Annual growth in global demand for clothing is projected to increase from 1.5% in 2016 to between 3.5 and 4.5% by the end of 2018, and is likely to continue to grow beyond this.
The increase in demand makes the environmental challenges for the industry more prominent – an industry already associated with high water and chemical use, and greenhouse gas emissions, not to mention poor labour conditions.
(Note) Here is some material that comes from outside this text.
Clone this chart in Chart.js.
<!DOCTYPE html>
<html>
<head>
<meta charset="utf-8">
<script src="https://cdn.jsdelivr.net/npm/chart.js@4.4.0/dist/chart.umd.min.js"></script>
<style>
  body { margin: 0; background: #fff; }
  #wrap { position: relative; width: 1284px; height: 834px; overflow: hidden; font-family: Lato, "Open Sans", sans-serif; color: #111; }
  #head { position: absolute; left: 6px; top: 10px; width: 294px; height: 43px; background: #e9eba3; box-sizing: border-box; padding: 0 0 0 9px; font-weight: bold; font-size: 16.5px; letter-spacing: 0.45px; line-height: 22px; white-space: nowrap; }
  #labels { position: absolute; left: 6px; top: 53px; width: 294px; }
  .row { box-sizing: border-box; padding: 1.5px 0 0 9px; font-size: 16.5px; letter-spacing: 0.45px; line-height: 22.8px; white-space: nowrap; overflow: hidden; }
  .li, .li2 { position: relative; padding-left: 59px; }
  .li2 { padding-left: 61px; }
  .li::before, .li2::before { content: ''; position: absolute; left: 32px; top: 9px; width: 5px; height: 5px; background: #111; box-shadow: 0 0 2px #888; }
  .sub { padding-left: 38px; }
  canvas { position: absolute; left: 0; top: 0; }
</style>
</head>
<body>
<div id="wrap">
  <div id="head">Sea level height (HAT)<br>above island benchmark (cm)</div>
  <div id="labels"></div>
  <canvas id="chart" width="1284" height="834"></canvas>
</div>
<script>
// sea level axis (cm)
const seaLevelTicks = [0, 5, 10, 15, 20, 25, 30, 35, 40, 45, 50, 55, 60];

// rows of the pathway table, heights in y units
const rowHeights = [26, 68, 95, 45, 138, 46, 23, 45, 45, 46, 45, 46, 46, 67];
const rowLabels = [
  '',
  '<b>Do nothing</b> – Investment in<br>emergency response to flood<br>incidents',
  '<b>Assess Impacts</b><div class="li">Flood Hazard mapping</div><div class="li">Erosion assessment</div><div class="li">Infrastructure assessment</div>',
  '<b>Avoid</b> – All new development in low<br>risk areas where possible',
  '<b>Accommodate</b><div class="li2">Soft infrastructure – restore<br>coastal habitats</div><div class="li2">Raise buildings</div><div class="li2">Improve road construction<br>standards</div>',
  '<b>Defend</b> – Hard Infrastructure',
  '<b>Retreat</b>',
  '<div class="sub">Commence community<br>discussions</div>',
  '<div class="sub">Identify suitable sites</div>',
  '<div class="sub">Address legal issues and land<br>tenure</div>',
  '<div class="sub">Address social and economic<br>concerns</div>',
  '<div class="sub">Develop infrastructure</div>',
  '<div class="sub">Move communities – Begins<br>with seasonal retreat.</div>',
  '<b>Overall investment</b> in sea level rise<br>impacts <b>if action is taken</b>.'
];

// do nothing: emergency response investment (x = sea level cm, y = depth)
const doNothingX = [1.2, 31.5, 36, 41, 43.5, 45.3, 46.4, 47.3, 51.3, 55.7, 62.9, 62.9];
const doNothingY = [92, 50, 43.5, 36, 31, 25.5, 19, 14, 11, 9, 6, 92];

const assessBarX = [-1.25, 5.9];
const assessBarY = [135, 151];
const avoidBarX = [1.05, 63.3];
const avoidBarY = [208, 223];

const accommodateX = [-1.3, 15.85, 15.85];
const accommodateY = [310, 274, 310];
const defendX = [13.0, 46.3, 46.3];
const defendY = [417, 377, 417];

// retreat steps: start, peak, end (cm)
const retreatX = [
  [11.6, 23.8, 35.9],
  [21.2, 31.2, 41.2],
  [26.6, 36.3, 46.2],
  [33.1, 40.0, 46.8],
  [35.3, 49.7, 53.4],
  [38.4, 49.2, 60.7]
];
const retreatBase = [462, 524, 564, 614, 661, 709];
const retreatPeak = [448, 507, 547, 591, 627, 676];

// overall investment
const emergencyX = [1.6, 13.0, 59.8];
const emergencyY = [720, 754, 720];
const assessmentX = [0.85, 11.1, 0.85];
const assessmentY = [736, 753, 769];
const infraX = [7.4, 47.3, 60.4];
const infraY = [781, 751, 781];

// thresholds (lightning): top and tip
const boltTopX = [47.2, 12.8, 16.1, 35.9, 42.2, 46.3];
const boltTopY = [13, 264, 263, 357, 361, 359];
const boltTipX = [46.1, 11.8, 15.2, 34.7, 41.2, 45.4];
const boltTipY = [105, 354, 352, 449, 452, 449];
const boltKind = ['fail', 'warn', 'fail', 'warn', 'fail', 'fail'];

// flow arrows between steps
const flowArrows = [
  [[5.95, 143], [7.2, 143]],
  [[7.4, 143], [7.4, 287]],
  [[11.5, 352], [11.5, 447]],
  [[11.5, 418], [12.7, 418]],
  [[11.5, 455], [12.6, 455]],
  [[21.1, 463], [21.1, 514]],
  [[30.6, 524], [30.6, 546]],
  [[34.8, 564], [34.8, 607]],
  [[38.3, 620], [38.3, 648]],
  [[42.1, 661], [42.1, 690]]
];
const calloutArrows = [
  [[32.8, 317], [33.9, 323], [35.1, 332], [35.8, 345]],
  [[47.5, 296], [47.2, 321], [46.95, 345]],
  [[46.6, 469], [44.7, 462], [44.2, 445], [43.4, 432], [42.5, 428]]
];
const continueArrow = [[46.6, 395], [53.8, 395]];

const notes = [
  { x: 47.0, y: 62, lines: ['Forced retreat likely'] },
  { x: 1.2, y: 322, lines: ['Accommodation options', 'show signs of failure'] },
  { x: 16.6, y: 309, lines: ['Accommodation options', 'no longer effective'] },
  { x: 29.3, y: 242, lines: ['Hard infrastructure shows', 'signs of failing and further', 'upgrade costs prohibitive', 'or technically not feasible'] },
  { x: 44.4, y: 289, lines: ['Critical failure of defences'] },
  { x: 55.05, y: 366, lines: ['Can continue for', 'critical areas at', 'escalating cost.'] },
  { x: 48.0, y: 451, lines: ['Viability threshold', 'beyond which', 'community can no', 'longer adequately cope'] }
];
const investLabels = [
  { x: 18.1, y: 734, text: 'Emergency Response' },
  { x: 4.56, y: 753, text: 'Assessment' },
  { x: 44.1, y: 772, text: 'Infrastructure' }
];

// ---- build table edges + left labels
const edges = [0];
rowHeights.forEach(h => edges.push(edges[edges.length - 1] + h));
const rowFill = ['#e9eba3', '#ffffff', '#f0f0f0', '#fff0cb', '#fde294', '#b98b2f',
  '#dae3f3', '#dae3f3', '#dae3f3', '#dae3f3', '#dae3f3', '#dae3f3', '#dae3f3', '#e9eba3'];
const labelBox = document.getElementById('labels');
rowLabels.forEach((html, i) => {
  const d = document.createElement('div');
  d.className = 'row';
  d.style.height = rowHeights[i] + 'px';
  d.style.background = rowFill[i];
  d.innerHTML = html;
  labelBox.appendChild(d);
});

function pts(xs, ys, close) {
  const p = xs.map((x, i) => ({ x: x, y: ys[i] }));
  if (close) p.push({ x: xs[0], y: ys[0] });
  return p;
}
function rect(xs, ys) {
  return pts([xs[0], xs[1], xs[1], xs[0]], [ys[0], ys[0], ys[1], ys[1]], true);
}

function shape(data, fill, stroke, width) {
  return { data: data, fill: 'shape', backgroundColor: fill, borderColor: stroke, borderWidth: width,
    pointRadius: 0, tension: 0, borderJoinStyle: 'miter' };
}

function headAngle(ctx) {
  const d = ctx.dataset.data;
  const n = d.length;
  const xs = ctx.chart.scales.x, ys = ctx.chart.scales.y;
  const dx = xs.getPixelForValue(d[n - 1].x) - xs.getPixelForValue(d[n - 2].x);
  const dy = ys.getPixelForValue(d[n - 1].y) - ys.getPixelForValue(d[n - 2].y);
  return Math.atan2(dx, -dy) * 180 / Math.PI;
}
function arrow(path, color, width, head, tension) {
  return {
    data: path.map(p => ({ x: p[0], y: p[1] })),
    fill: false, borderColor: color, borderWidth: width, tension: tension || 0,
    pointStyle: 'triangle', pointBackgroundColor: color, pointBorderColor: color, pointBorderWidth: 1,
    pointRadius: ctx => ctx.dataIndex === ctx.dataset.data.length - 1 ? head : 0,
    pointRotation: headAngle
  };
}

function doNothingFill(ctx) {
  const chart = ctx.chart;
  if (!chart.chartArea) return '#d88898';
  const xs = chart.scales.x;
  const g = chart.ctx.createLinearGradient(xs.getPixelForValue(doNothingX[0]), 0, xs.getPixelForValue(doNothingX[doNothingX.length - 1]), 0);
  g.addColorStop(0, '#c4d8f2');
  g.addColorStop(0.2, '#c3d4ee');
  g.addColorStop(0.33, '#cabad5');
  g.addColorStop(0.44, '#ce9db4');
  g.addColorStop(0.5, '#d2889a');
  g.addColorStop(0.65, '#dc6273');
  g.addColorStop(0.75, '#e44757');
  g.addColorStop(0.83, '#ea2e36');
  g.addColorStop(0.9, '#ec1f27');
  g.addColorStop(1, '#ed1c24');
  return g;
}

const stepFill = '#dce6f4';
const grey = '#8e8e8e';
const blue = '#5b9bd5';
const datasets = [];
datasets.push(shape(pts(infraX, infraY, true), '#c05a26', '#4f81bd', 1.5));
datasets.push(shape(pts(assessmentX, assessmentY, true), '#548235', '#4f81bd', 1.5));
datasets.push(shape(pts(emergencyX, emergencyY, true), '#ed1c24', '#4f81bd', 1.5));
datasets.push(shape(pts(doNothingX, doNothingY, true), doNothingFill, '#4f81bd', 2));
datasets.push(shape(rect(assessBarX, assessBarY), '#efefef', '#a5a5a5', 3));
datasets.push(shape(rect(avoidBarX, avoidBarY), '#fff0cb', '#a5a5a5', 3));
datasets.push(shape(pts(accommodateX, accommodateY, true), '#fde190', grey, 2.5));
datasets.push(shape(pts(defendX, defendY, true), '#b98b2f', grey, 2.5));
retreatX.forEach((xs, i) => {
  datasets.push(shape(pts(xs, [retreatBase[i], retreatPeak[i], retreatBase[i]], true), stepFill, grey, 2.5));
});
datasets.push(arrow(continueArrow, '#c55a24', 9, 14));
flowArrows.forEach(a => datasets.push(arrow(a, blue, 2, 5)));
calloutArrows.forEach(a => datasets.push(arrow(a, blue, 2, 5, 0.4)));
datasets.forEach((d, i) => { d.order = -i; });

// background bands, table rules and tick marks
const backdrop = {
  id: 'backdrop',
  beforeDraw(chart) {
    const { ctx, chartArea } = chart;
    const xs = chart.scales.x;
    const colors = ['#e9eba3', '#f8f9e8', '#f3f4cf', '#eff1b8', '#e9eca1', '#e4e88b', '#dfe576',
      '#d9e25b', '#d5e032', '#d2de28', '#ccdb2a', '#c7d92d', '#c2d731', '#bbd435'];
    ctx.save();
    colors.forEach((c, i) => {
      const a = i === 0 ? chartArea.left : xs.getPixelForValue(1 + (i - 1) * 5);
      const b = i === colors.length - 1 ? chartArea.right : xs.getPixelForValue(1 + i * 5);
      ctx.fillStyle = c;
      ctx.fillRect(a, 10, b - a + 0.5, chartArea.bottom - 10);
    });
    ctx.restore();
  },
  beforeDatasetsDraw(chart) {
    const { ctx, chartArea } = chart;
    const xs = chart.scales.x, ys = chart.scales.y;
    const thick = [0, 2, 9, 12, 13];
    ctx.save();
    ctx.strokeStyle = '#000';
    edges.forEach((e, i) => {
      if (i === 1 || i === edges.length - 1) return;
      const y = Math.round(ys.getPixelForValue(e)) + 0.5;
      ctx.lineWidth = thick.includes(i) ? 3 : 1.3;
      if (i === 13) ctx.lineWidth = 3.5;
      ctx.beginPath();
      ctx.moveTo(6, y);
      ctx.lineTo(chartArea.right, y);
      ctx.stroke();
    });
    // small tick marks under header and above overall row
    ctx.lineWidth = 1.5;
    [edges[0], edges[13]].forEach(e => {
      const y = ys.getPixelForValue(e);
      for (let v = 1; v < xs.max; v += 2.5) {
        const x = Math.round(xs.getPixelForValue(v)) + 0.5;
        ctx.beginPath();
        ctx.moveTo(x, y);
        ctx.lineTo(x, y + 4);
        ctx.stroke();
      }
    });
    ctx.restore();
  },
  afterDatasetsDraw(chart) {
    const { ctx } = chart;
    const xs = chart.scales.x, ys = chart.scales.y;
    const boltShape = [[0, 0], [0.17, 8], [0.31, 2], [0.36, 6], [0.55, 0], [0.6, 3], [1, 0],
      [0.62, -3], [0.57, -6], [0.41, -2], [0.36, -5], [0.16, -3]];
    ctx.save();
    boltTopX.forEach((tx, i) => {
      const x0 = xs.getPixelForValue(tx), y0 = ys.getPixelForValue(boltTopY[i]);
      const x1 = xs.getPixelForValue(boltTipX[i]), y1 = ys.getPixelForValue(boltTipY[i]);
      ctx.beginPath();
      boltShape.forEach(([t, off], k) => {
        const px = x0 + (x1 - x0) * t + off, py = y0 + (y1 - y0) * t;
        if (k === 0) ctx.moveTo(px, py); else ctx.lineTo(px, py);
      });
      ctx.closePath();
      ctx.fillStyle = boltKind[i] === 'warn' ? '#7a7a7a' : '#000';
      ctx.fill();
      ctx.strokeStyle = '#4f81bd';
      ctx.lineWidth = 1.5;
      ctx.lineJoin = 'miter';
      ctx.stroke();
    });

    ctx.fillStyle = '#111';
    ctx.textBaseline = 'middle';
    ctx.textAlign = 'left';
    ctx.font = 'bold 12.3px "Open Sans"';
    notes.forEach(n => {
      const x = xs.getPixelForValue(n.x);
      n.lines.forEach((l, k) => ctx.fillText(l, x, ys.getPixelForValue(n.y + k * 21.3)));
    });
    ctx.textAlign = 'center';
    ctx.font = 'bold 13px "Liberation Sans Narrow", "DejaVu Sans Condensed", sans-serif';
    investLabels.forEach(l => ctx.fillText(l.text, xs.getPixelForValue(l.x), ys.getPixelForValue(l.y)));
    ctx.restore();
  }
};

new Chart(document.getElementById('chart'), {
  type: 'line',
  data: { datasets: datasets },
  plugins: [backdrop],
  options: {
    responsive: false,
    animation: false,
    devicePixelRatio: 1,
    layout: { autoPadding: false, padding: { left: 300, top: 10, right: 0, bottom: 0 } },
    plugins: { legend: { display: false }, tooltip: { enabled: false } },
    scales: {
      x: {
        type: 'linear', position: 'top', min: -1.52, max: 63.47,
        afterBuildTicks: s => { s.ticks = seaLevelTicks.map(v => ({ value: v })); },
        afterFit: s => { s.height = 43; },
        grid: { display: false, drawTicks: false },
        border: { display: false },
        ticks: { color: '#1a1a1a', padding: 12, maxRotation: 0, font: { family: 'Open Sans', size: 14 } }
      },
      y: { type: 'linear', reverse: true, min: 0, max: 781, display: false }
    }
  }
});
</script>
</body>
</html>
Ultimately, reducing the environmental footprint of the fashion industry is dependent on both engineers designing and delivering improved industrial processes, and the public changing their behaviours. Investing in research & development, whether examining the length of fibres or the way they are spun in order to understand shedding, or even researching a coating to limit fibre release – will have negligible impact unless we also change our shopping habits. Donating used clothes to charity and buying less, more durable clothing is the most effective method to reduce clothing waste. Building longevity into clothing will require a change in attitude to clothing and fashion from the public and the industry which has mastered and benefited from the economic cycle of fast fashion.
Besides their technical skills, engineers have a wider advocacy role in order to encourage
this change in consumer habits. By contributing to the public debate on waste, engineers can emphasise the small steps that we all can make in order to reduce our footprint, particularly with regard to the aftercare of our garments. This might include advocating for individuals to wash their clothes at a lower temperature, use mesh laundry bags to catch threads, or install filters on washing machine waste pipes.
In order to improve the environmental impact of the clothing industry, the Institution of Mechanical Engineers recommends:
- The UK Government in collaboration with the fashion industry should invest in initiatives which provide incentives for the development of more environmentally friendly fibres. Research & development investment can make a significant impact on improving the sustainability and efficiency of textile manufacturing. For instance, a research team under Herbert Sixta at the Aalto University, found an ionic liquid which can dissolve cellulose from wood pulp, producing a material that can be spun into fibres. When the liquid was applied to a poly-cotton blend, it dissolved the cotton, but not the polyester, allowing it to be filtered out. The dissolved cellulose could then be used to make stronger fibres.
- The UK Government should work with the fashion industry and manufacturers to develop a comprehensive framework to tackle ‘greenwashing’, or false sustainability claims. Corporate Social Responsibility is an essential element of a brand’s identity. It helps a company position itself as a responsible business and market itself to ethically conscious customers. However, sometimes a company’s claims don’t always add up. The UK industry should look to the Higg Index, a US industry self-assessment standard for assessing environment and social sustainability throughout the supply chain.
- The UK Government, fashion industry and manufacturers should support the development of mechanical and chemical fibre recycling technologies, particularly those which are able to separate blended fibres. Fibres produced by mechanical recycling are shorter and inferior in quality to virgin fibres, which in turn makes them less valuable. Chemical recycling will play a more prominent role in recycling, as the method develops.
A WRAP report has identified relatively few barriers to the uptake of the textile fibre recycling technologies.